**GIVEN EXERCISE:**
Print exactly the lines that run from the line containing "Write the matplotlib code for this chart." to the line containing "ax.set_ylim(160, 0)", both included, and nothing else; pictures stay out.

--- Begin DATASET EXTRACT ---

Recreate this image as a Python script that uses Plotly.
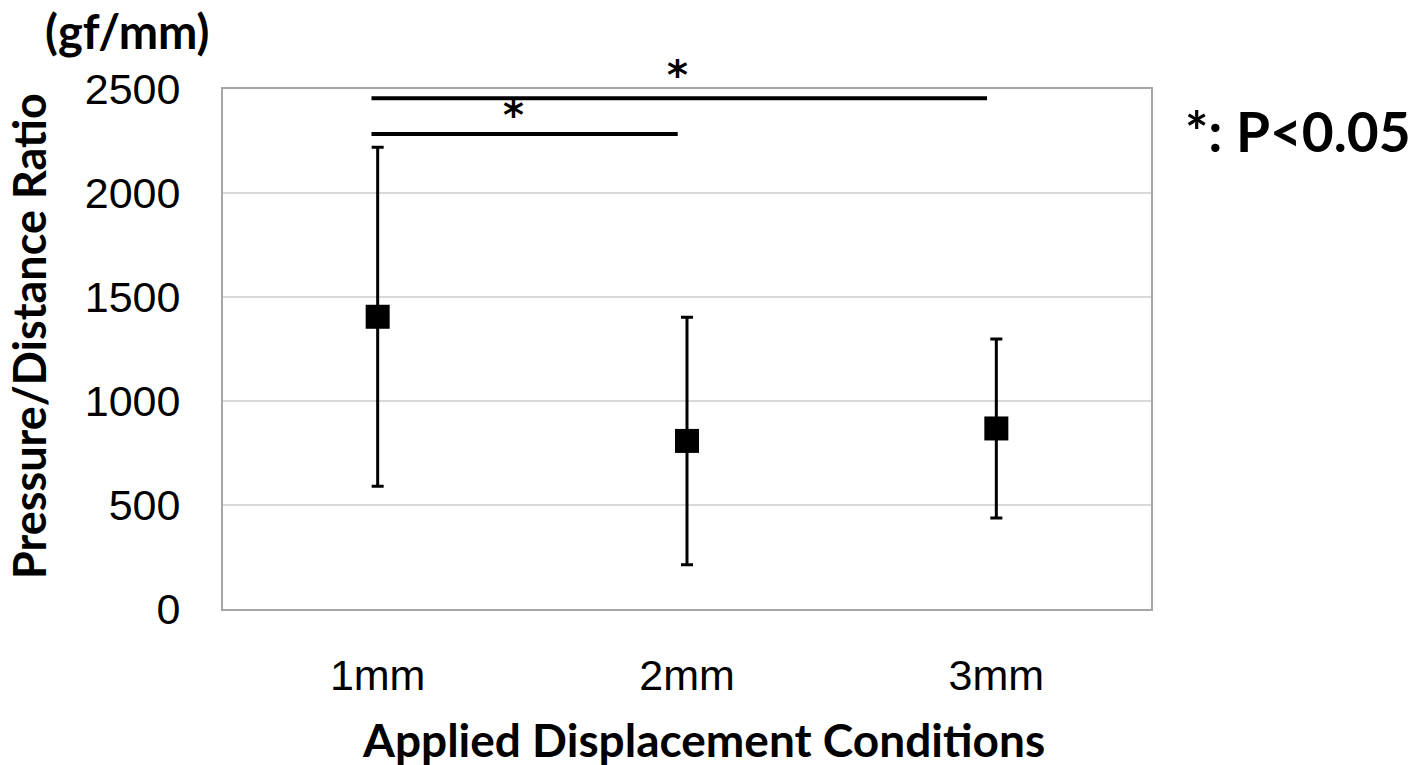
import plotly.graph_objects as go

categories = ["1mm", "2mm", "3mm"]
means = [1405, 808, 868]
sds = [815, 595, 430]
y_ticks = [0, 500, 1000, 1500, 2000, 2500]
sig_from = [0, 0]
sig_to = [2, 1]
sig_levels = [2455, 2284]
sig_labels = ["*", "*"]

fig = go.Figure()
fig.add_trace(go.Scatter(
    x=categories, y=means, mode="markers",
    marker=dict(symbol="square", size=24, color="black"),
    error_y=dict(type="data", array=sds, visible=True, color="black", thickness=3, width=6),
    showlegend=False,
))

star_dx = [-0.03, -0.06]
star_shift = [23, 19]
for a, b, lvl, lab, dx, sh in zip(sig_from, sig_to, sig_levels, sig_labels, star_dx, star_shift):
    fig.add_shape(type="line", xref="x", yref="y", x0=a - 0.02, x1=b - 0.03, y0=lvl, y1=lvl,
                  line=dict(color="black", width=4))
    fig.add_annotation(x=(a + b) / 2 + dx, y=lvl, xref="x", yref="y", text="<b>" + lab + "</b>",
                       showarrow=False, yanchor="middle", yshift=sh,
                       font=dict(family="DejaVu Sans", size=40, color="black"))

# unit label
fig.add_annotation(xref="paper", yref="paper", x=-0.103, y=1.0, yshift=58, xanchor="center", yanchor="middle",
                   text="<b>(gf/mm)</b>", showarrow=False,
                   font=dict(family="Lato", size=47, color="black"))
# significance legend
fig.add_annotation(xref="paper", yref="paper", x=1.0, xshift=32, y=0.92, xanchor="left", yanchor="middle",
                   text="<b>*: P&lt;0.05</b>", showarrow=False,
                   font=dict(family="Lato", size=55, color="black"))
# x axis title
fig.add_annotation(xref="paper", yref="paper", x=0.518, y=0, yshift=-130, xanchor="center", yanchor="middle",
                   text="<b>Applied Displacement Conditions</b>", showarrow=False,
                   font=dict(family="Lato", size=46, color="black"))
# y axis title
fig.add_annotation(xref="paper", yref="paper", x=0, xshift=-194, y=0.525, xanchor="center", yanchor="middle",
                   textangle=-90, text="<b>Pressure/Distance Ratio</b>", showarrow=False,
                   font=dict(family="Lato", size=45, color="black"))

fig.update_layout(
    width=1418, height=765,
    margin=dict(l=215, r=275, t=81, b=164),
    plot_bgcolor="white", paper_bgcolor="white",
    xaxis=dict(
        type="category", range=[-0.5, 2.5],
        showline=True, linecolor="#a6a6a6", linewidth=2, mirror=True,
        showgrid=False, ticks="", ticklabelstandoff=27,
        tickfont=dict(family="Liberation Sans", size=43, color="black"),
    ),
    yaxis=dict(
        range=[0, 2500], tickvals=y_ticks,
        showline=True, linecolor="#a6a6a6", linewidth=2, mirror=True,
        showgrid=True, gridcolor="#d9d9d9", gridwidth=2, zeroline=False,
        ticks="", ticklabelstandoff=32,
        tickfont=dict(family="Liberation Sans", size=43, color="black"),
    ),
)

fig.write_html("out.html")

--- End DATASET EXTRACT ---
--- Begin DATASET EXTRACT ---

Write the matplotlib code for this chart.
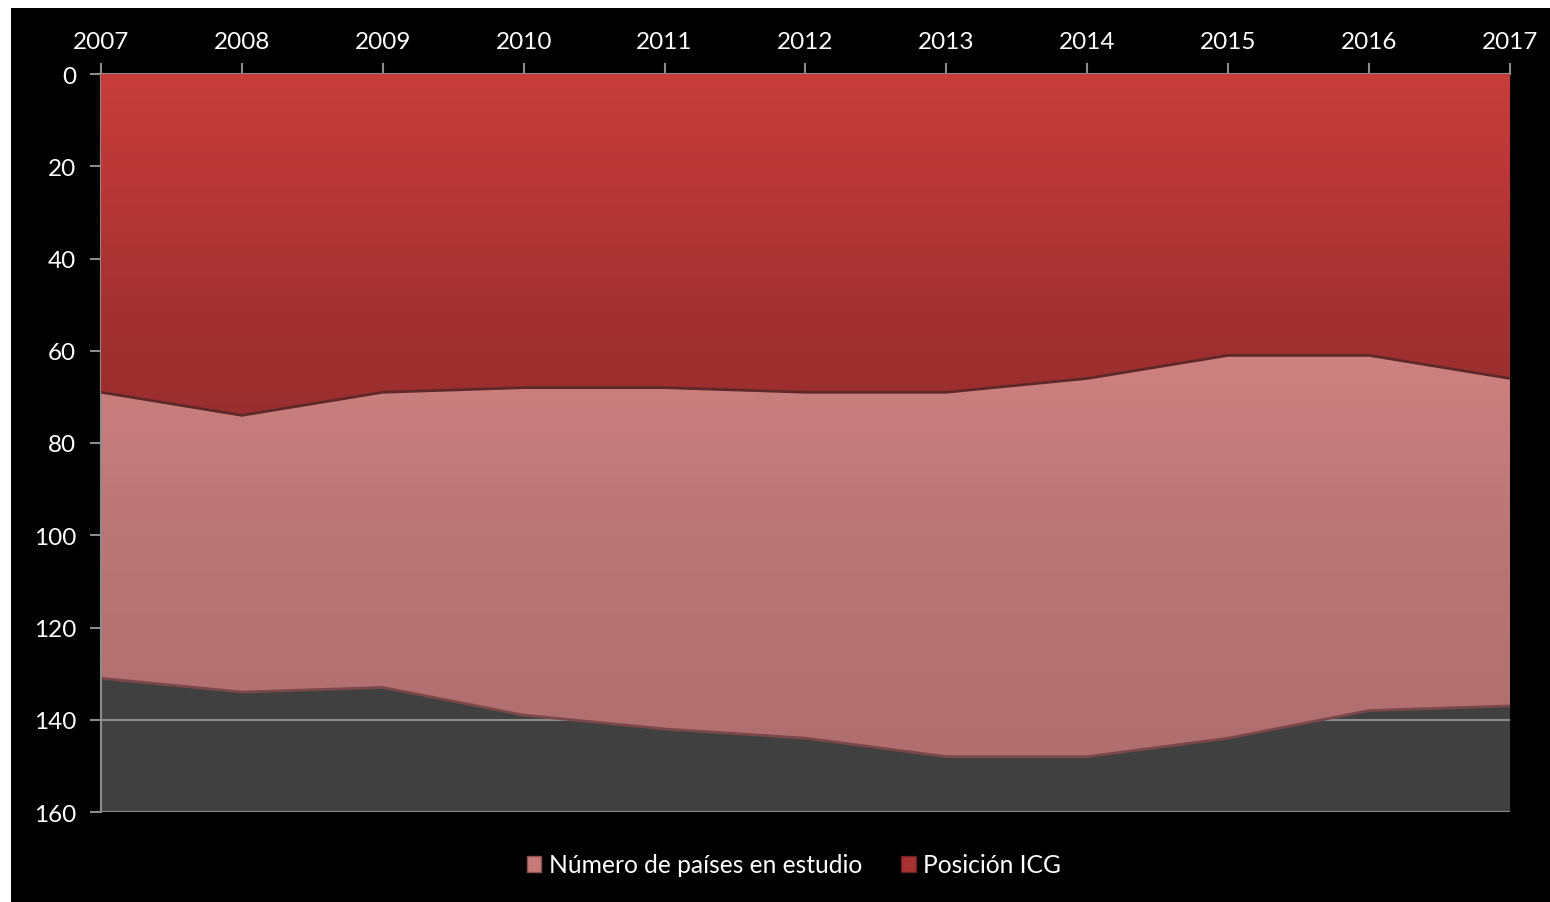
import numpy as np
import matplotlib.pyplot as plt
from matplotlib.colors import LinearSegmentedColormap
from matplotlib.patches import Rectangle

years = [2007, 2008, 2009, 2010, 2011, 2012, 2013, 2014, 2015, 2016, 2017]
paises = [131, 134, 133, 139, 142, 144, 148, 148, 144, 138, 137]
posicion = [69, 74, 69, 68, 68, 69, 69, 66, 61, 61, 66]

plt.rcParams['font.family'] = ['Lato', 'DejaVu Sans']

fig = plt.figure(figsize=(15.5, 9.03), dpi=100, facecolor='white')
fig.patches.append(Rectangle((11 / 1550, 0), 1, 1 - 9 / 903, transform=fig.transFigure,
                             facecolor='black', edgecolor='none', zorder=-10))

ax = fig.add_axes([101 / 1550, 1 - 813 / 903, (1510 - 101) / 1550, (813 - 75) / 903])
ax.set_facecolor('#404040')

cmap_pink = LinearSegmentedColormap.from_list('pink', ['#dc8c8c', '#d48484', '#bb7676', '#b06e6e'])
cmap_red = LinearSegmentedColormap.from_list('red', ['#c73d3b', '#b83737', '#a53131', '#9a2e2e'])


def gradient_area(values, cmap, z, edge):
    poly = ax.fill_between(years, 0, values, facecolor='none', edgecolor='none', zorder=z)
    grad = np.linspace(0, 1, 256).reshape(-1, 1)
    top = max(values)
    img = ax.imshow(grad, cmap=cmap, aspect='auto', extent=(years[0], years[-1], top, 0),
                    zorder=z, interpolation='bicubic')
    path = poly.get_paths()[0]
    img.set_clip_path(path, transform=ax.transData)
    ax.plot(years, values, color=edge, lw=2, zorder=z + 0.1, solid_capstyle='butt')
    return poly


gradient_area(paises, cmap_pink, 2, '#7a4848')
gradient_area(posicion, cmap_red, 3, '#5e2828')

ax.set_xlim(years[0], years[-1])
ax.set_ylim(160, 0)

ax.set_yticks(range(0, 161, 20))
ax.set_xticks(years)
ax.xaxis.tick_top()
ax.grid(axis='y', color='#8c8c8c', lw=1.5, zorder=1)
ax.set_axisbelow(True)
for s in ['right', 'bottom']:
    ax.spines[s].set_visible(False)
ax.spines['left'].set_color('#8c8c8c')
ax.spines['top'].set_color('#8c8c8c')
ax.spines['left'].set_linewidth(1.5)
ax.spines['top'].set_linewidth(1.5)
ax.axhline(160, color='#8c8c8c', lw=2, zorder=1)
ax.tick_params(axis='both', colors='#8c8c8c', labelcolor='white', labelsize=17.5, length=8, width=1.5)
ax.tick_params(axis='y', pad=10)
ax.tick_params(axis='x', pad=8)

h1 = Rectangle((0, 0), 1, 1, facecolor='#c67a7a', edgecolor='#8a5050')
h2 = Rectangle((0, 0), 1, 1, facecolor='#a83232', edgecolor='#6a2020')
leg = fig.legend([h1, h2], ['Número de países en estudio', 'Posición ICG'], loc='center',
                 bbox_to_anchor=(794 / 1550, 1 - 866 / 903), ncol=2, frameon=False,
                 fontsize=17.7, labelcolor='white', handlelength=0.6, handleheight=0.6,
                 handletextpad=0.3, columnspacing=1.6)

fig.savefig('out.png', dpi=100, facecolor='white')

--- End DATASET EXTRACT ---

**TASK OUTPUT:**
Write the matplotlib code for this chart.
import numpy as np
import matplotlib.pyplot as plt
from matplotlib.colors import LinearSegmentedColormap
from matplotlib.patches import Rectangle

years = [2007, 2008, 2009, 2010, 2011, 2012, 2013, 2014, 2015, 2016, 2017]
paises = [131, 134, 133, 139, 142, 144, 148, 148, 144, 138, 137]
posicion = [69, 74, 69, 68, 68, 69, 69, 66, 61, 61, 66]

plt.rcParams['font.family'] = ['Lato', 'DejaVu Sans']

fig = plt.figure(figsize=(15.5, 9.03), dpi=100, facecolor='white')
fig.patches.append(Rectangle((11 / 1550, 0), 1, 1 - 9 / 903, transform=fig.transFigure,
                             facecolor='black', edgecolor='none', zorder=-10))

ax = fig.add_axes([101 / 1550, 1 - 813 / 903, (1510 - 101) / 1550, (813 - 75) / 903])
ax.set_facecolor('#404040')

cmap_pink = LinearSegmentedColormap.from_list('pink', ['#dc8c8c', '#d48484', '#bb7676', '#b06e6e'])
cmap_red = LinearSegmentedColormap.from_list('red', ['#c73d3b', '#b83737', '#a53131', '#9a2e2e'])


def gradient_area(values, cmap, z, edge):
    poly = ax.fill_between(years, 0, values, facecolor='none', edgecolor='none', zorder=z)
    grad = np.linspace(0, 1, 256).reshape(-1, 1)
    top = max(values)
    img = ax.imshow(grad, cmap=cmap, aspect='auto', extent=(years[0], years[-1], top, 0),
                    zorder=z, interpolation='bicubic')
    path = poly.get_paths()[0]
    img.set_clip_path(path, transform=ax.transData)
    ax.plot(years, values, color=edge, lw=2, zorder=z + 0.1, solid_capstyle='butt')
    return poly


gradient_area(paises, cmap_pink, 2, '#7a4848')
gradient_area(posicion, cmap_red, 3, '#5e2828')

ax.set_xlim(years[0], years[-1])
ax.set_ylim(160, 0)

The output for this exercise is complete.